There is nothing wrong with the Main Stand, but the rest of the ground has to be brought up to the standard you would expect these days from a top-class stadium. I played at Wembley and the difference was astounding in terms of the ‘wow’ factor. Hampden is on a different scale, but that doesn’t mean that we shouldn’t aim high with where we want the focal point of our game to be.

The question now is where the finance comes from to make the necessary changes. Seeing what the refurbishment at Stuttgart cost - around 80 million Euros - I think we can safely say the SFA wouldn’t be able to pony up the dough to replicate that.

The bare minimum this is going to cost the SFA to do correctly would be around the £50million mark, so they will be relying on funds from elsewhere to get it over the line. Will that come from government in a time of austerity, or from the further generosity of wealthy benefactors like Baron Willie Haughey or Sir Tom Hunter?

That’s a question that SFA chief executive Ian Maxwell has to be asking and quickly.
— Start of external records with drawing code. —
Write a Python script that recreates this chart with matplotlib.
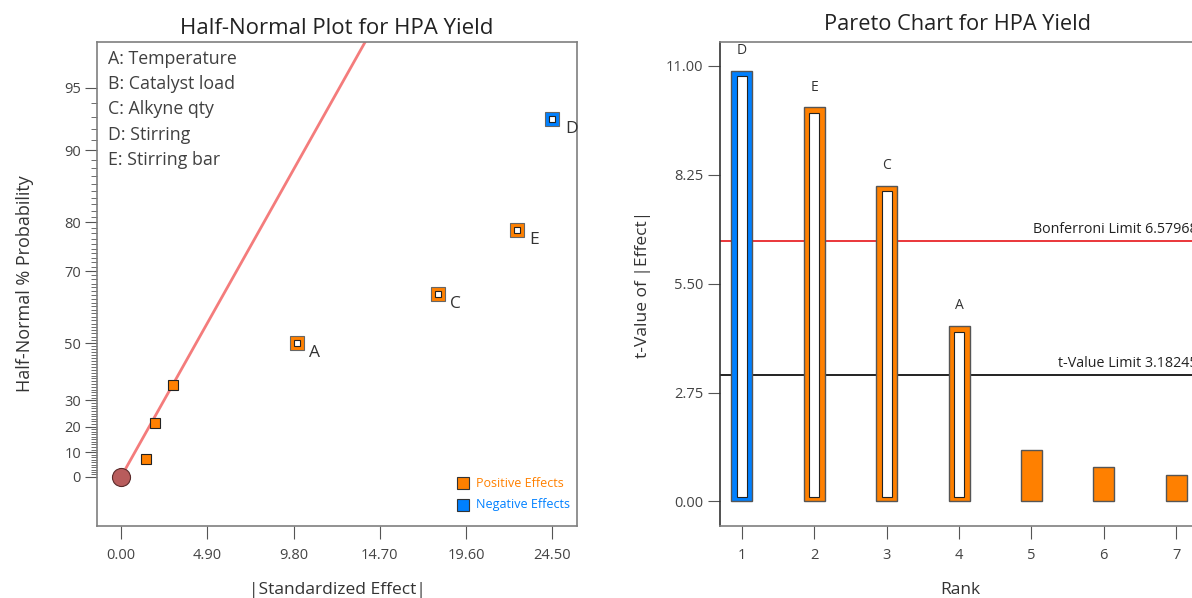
#!/usr/bin/env python3
"""Half-normal plot and Pareto chart of effects for HPA yield (two panels)."""
from statistics import NormalDist

import numpy as np
import matplotlib
matplotlib.use("Agg")
import matplotlib.pyplot as plt
from matplotlib.ticker import FixedLocator, FixedFormatter

plt.rcParams["font.family"] = ["Open Sans", "DejaVu Sans"]

# ---- data -----------------------------------------------------------------
FACTOR_NAMES = ["A: Temperature", "B: Catalyst load", "C: Alkyne qty",
                "D: Stirring", "E: Stirring bar"]

# half-normal plot: |standardized effect| vs half-normal % probability
HN_LABELS = ["", "", "", "A", "C", "E", "D"]
HN_EFFECT = [1.44, 1.93, 2.95, 9.98, 18.0, 22.5, 24.5]
HN_PROB = [7.14, 21.43, 35.71, 50.0, 64.29, 78.57, 92.86]
HN_SIGN = ["+", "+", "+", "+", "+", "+", "-"]
HN_SELECTED = [False, False, False, True, True, True, True]
FIT_X = [0.0, 14.5]
FIT_P = [0.0, 97.8]
HN_YTICKS = [0, 10, 20, 30, 50, 70, 80, 90, 95]
HN_XTICKS = [0.00, 4.90, 9.80, 14.70, 19.60, 24.50]

# pareto chart: t-value of |effect| by rank
PARETO_RANK = [1, 2, 3, 4, 5, 6, 7]
PARETO_T = [10.87, 9.95, 7.97, 4.43, 1.31, 0.87, 0.66]
PARETO_LABELS = ["D", "E", "C", "A", "", "", ""]
PARETO_SIGN = ["-", "+", "+", "+", "+", "+", "+"]
PARETO_SELECTED = [True, True, True, True, False, False, False]
BONFERRONI = 6.57968
T_LIMIT = 3.18245
PARETO_YTICKS = [0.00, 2.75, 5.50, 8.25, 11.00]

# ---- style ----------------------------------------------------------------
ORANGE = "#ff8000"
BLUE = "#0080ff"
TXT = "#333333"
TICK_TXT = "#444444"
FRAME = "#7f7f7f"
SIGN_COLOR = {"+": ORANGE, "-": BLUE}


def hn_forward(p):
    p = np.clip(np.asarray(p, dtype=float), -99.9999, 99.9999)
    nd = NormalDist()
    return np.vectorize(lambda v: nd.inv_cdf(0.5 + v / 200.0))(p)


def hn_inverse(z):
    z = np.asarray(z, dtype=float)
    nd = NormalDist()
    return np.vectorize(lambda v: 200.0 * (nd.cdf(v) - 0.5))(z)


fig = plt.figure(figsize=(11.92, 5.98), dpi=100)

# ---- half-normal plot -------------------------------------------------------
ax = fig.add_axes([0.0814, 0.1204, 0.4027, 0.8094])
ax.set_yscale("function", functions=(hn_forward, hn_inverse))
ax.set_xlim(-1.36, 25.9)
ax.set_ylim(-19.5, 97.15)

ax.plot(FIT_X, FIT_P, color="#f47c7c", lw=2, zorder=2, solid_capstyle="butt")
ax.plot([0], [0], "o", ms=13, mfc="#b85c5c", mec="#5a2a2a", mew=0.8, zorder=5)

for lab, x, p, sgn, sel in zip(HN_LABELS, HN_EFFECT, HN_PROB, HN_SIGN, HN_SELECTED):
    col = SIGN_COLOR[sgn]
    if sel:
        ax.plot([x], [p], "s", ms=9.5, mfc=col, mec="#666666", mew=0.8, zorder=4)
        ax.plot([x], [p], "s", ms=4.5, mfc="white", mec="#222222", mew=0.8, zorder=5)
        ax.annotate(lab, (x, p), textcoords="offset points", xytext=(9, -7),
                    ha="left", va="center", fontsize=12.5, color=TXT)
    else:
        ax.plot([x], [p], "s", ms=7, mfc=col, mec="#222222", mew=0.8, zorder=4)

ax.text(0.023, 0.984, "\n".join(FACTOR_NAMES), transform=ax.transAxes,
        ha="left", va="top", fontsize=12.8, color="#404040", linespacing=1.52)

# effect sign legend
for i, (name, col) in enumerate([("Positive Effects", ORANGE), ("Negative Effects", BLUE)]):
    y = 0.088 - i * 0.044
    ax.plot([0.762], [y], "s", ms=8, mfc=col, mec="#333333", mew=0.8,
            transform=ax.transAxes, clip_on=False)
    ax.text(0.79, y, name, transform=ax.transAxes, ha="left", va="center",
            fontsize=9, color=col)

ax.yaxis.set_major_locator(FixedLocator(HN_YTICKS))
ax.yaxis.set_major_formatter(FixedFormatter([str(v) for v in HN_YTICKS]))
ax.yaxis.set_minor_locator(FixedLocator([v for v in range(1, 95) if v not in HN_YTICKS]))
ax.set_xticks(HN_XTICKS)
ax.set_xticklabels([f"{v:.2f}" for v in HN_XTICKS])
ax.tick_params(axis="y", which="major", length=8.5, width=0.8, color="#555555",
               labelsize=10.5, labelcolor=TICK_TXT, pad=3)
ax.tick_params(axis="y", which="minor", length=4.5, width=0.6, color="#555555")
ax.tick_params(axis="x", which="major", length=9, width=0.8, color="#555555",
               labelsize=10.5, labelcolor=TICK_TXT, pad=6.5)
ax.tick_params(axis="x", which="minor", length=0)
for sp in ax.spines.values():
    sp.set_color(FRAME)
    sp.set_linewidth(1.2)
ax.set_xlabel("|Standardized Effect|", fontsize=12.5, color=TXT, labelpad=14)
ax.set_ylabel("Half-Normal % Probability", fontsize=13, color=TXT, labelpad=22)
ax.set_title("Half-Normal Plot for HPA Yield", fontsize=16, color="#222222", pad=6)

# ---- pareto chart -----------------------------------------------------------
bx = fig.add_axes([0.604, 0.1204, 0.4027, 0.8094])
bx.set_xlim(0.696, 7.33)
bx.set_ylim(-0.62, 11.6)

BAR_W = 0.29
INNER_W = 0.14
INNER_TOP = 0.14
INNER_BOT = 0.12
for r, t, lab, sgn, sel in zip(PARETO_RANK, PARETO_T, PARETO_LABELS,
                                PARETO_SIGN, PARETO_SELECTED):
    col = SIGN_COLOR[sgn]
    bx.bar(r, t, width=BAR_W, color=col, edgecolor="#555555", lw=1.0, zorder=3)
    if sel:
        bx.bar(r, t - INNER_TOP - INNER_BOT, width=INNER_W, bottom=INNER_BOT,
               color="white", edgecolor="#222222", lw=0.8, zorder=4)
        bx.annotate(lab, (r, t), textcoords="offset points", xytext=(0, 14.5),
                    ha="center", va="center", fontsize=10, color=TXT)

bx.axhline(BONFERRONI, color="#e8262b", lw=1.3, zorder=2)
bx.axhline(T_LIMIT, color="#111111", lw=1.3, zorder=2)
bx.text(0.995, BONFERRONI + 0.1, f"Bonferroni Limit {BONFERRONI:.5f}",
        transform=bx.get_yaxis_transform(), ha="right", va="bottom",
        fontsize=10.3, color="#222222")
bx.text(0.995, T_LIMIT + 0.1, f"t-Value Limit {T_LIMIT:.5f}",
        transform=bx.get_yaxis_transform(), ha="right", va="bottom",
        fontsize=10.3, color="#222222")

bx.set_yticks(PARETO_YTICKS)
bx.set_yticklabels([f"{v:.2f}" for v in PARETO_YTICKS])
bx.set_xticks(PARETO_RANK)
bx.tick_params(axis="y", length=9, width=0.8, color="#555555",
               labelsize=10.5, labelcolor=TICK_TXT, pad=3)
bx.tick_params(axis="x", length=9, width=0.8, color="#555555",
               labelsize=10.5, labelcolor=TICK_TXT, pad=6.5)
for sp in bx.spines.values():
    sp.set_color(FRAME)
    sp.set_linewidth(1.2)
bx.spines["left"].set_color("#333333")
bx.set_xlabel("Rank", fontsize=12.5, color=TXT, labelpad=14)
bx.set_ylabel("t-Value of |Effect|", fontsize=12.5, color=TXT, labelpad=11)
fig.text(958 / 1192, 1 - 25 / 598, "Pareto Chart for HPA Yield", ha="center",
         va="center", fontsize=15.7, color="#222222")

fig.savefig("out.png", dpi=100)
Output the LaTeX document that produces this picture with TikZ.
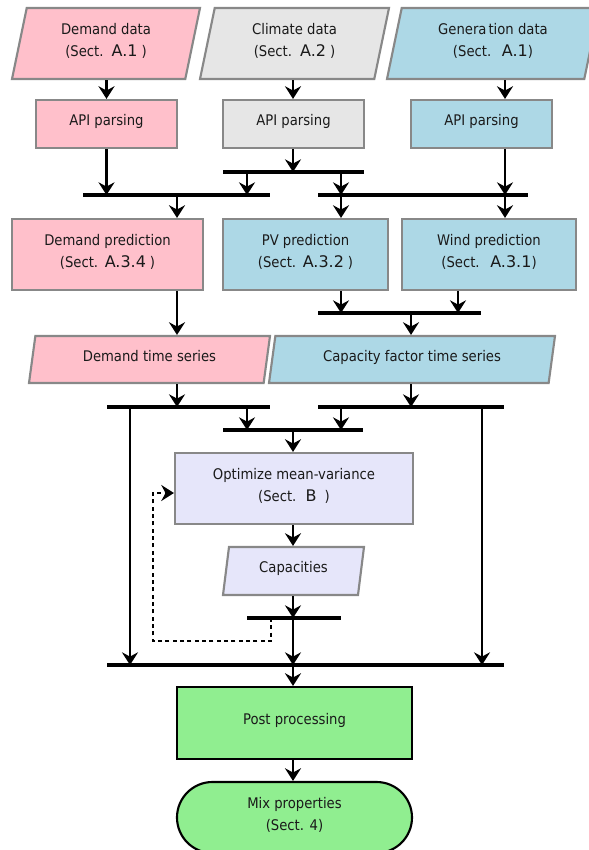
\documentclass[tikz,border=0pt]{standalone}
\usepackage{fontspec}
\setmainfont{DejaVu Sans}[FakeStretch=0.9]
\newfontfamily\reffont{DejaVu Sans}
\usetikzlibrary{shapes.geometric,shapes.misc,arrows.meta}
\definecolor{cpink}{HTML}{FFC0CB}
\definecolor{cgray}{HTML}{E6E6E6}
\definecolor{cblue}{HTML}{ADD8E6}
\definecolor{clav}{HTML}{E6E6FA}
\definecolor{cgreen}{HTML}{90EE90}
\definecolor{cborder}{HTML}{888888}
\definecolor{ctext}{HTML}{1A1A1A}
\newcommand\bigref[1]{{\reffont\fontsize{12}{16.5}\selectfont #1}}
\begin{document}
\begin{tikzpicture}[x=0.75pt,y=-0.75pt,
  every node/.style={font=\fontsize{11}{16.5}\selectfont, align=center, inner sep=0pt, text=ctext,
    execute at end node={\rule[-5.5pt]{0pt}{0pt}}},
  sz/.style 2 args={minimum width=#1*0.75pt, minimum height=#2*0.75pt},
  box/.style={draw=cborder, line width=1.6pt, rectangle},
  bbox/.style={draw=black, line width=1.6pt, rectangle},
  para/.style 2 args={draw=cborder, line width=1.6pt, trapezium, trapezium left angle=#1, trapezium right angle=#2, trapezium stretches body},
  stadium/.style={draw=black, line width=1.6pt, rounded rectangle},
  arr/.style={line width=1.7pt, -{Stealth[length=9.5pt,width=12pt,inset=3.2pt]}},
  bar/.style={line width=2.8pt},
  dashline/.style={line width=1.6pt, dash pattern=on 3pt off 2.5pt, -{Stealth[length=9.5pt,width=12pt,inset=3.2pt]}}
]
\useasboundingbox (0,0) rectangle (589,850);

% ---- top data row
\node[para={70}{110}, fill=cpink, sz={188}{71}] (demdata) at (106,43.5)
  {Demand data\\(Sect.\hspace{6pt}\bigref{A.1}\hspace{3pt})};
\node[para={70}{110}, fill=cgray, sz={189}{71}] (climdata) at (294.5,43.5)
  {Climate data\\(Sect.\hspace{6pt}\bigref{A.2}\hspace{3pt})};
\node[para={70}{110}, fill=cblue, sz={212}{71}] (gendata) at (493,43.5)
  {Genera\kern1.5pt tion data\\(Sect.\hspace{8pt}\bigref{A.1})};

% ---- API row
\node[box, fill=cpink, sz={141}{48}] (demapi) at (106.5,124) {API parsing};
\node[box, fill=cgray, sz={141}{48}] (climapi) at (293.5,124) {API parsing};
\node[box, fill=cblue, sz={141}{48}] (genapi) at (481.5,124) {API parsing};

% ---- prediction row
\node[box, fill=cpink, sz={191}{71}] (dempred) at (107.5,254.5)
  {Demand prediction\\(Sect.\hspace{5pt}\bigref{A.3.4}\hspace{3pt})};
\node[box, fill=cblue, sz={165}{71}] (pvpred) at (305.5,254.5)
  {PV prediction\\(Sect.\hspace{5pt}\bigref{A.3.2}\hspace{3pt})};
\node[box, fill=cblue, sz={174}{71}] (windpred) at (489,254.5)
  {Wind prediction\\(Sect.\hspace{8pt}\bigref{A.3.1})};

% ---- time series row
\node[para={71}{109}, fill=cpink, sz={241}{47}] (demts) at (149.5,359.5) {Demand time series};
\node[para={71}{109}, fill=cblue, sz={286}{47}] (capts) at (412,359.5) {Capacity factor time series};

% ---- optimisation
\node[box, fill=clav, sz={238}{71}] (opt) at (294,488.5)
  {Optimize mean-variance\\(Sect.\hspace{7pt}\bigref{B}\hspace{6pt})};
\node[para={72}{108}, fill=clav, sz={141}{48}] (caps) at (293.5,571) {Capacities};

% ---- output
\node[bbox, fill=cgreen, sz={235}{72}] (post) at (294.5,723) {Post processing};
\node[stadium, fill=cgreen, sz={235}{71}] (mix) at (294.5,817.5) {Mix properties\\(Sect. 4)};

% ---- column markers and bar ends
\coordinate (k130) at (130,0);
\coordinate (k153) at (153,0);
\coordinate (k177) at (177,0);
\coordinate (k247) at (247,0);
\coordinate (k271) at (271,0);
\coordinate (k293) at (293,0);
\coordinate (k341) at (341,0);
\coordinate (k411) at (411,0);
\coordinate (k458) at (458,0);
\coordinate (k482) at (482,0);
\coordinate (k505) at (505,0);

\coordinate (bcW) at (223,172);   \coordinate (bcE) at (364,172);
\coordinate (b1W) at (83,195);    \coordinate (b1E) at (270,195);
\coordinate (b2W) at (318,195);   \coordinate (b2E) at (528,195);
\coordinate (bpW) at (318,313);   \coordinate (bpE) at (481,313);
\coordinate (t1W) at (107,407);   \coordinate (t1E) at (270,407);
\coordinate (t2W) at (318,407);   \coordinate (t2E) at (504,407);
\coordinate (bmW) at (223,430);   \coordinate (bmE) at (363,430);
\coordinate (bkW) at (247,618);   \coordinate (bkE) at (341,618);
\coordinate (bbW) at (107,665);   \coordinate (bbE) at (504,665);
\coordinate (dshY) at (0,641);
\coordinate (optY) at (0,493);

% ---- bars
\foreach \a/\b in {bcW/bcE,b1W/b1E,b2W/b2E,bpW/bpE,t1W/t1E,t2W/t2E,bmW/bmE,bkW/bkE,bbW/bbE}
  \draw[bar] (\a) -- (\b);

% ---- connectors, top part
\draw[arr] (demdata.south -| demapi.north) -- (demapi.north);
\draw[arr] (climdata.south -| k293) -- (climapi.north -| k293);
\draw[arr] (gendata.south -| k505) -- (genapi.north -| k505);
\draw[arr] (demapi.south) -- (demapi.south |- b1W);
\draw[arr] (climapi.south -| k293) -- (bcW -| k293);
\draw[arr] (genapi.south -| k505) -- (b2W -| k505);
\draw[arr] (bcW -| k247) -- (b1W -| k247);
\draw[arr] (bcW -| k341) -- (b2W -| k341);
\draw[arr] (b1W -| k177) -- (dempred.north -| k177);
\draw[arr] (b2W -| k341) -- (pvpred.north -| k341);
\draw[arr] (b2W -| k505) -- (windpred.north -| k505);

% ---- predictions to time series
\draw[arr] (dempred.south -| k177) -- (demts.north -| k177);
\draw[arr] (pvpred.south -| k341) -- (bpW -| k341);
\draw[arr] (windpred.south -| k458) -- (bpW -| k458);
\draw[arr] (bpW -| k411) -- (capts.north -| k411);

% ---- time series to optimisation
\draw[arr] (demts.south -| k177) -- (t1W -| k177);
\draw[arr] (capts.south -| k411) -- (t2W -| k411);
\draw[arr] (t1W -| k247) -- (bmW -| k247);
\draw[arr] (t2W -| k341) -- (bmW -| k341);
\draw[arr] (t1W -| k130) -- (bbW -| k130);
\draw[arr] (t2W -| k482) -- (bbW -| k482);
\draw[arr] (bmW -| k293) -- (opt.north -| k293);
\draw[arr] (opt.south -| k293) -- (caps.north -| k293);
\draw[arr] (caps.south -| k293) -- (bkW -| k293);
\draw[arr] (bkW -| k293) -- (bbW -| k293);
\draw[dashline] (bkW -| k271) -- (dshY -| k271) -- (dshY -| k153) -- (optY -| k153) -- (opt.west |- optY);

% ---- output
\draw[arr] (bbW -| k293) -- (post.north -| k293);
\draw[arr] (post.south -| k293) -- (mix.north -| k293);
\end{tikzpicture}
\end{document}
I am not surprised that he didn’t want his legacy to be that he had killed off Hampden, but if he wants to be remembered as the man who saved it then he has to be extremely pro-active in getting the ball rolling.

Striking while the iron is hot and the public mood for change is there is the only chance he has to take everyone with him and get them on side, because the governing body aren’t exactly flavour of the month right now, so any hesitancy will rightly be held up as a further show of incompetence.

The project at Stuttgart took a couple of years planning and then a couple of years to build, so if we want to be bringing in the wrecking ball after Euro 2020 then we have to get cracking now.

So, while I feel that the call was a good one to keep Hampden and the admission that they want to renovate the ground was a good initial step from the SFA, I just hope beyond hope that they grasp the opportunity to deliver something substantial that the whole country can be proud of once again.

The real work starts now. I just hope the SFA are up to the challenge.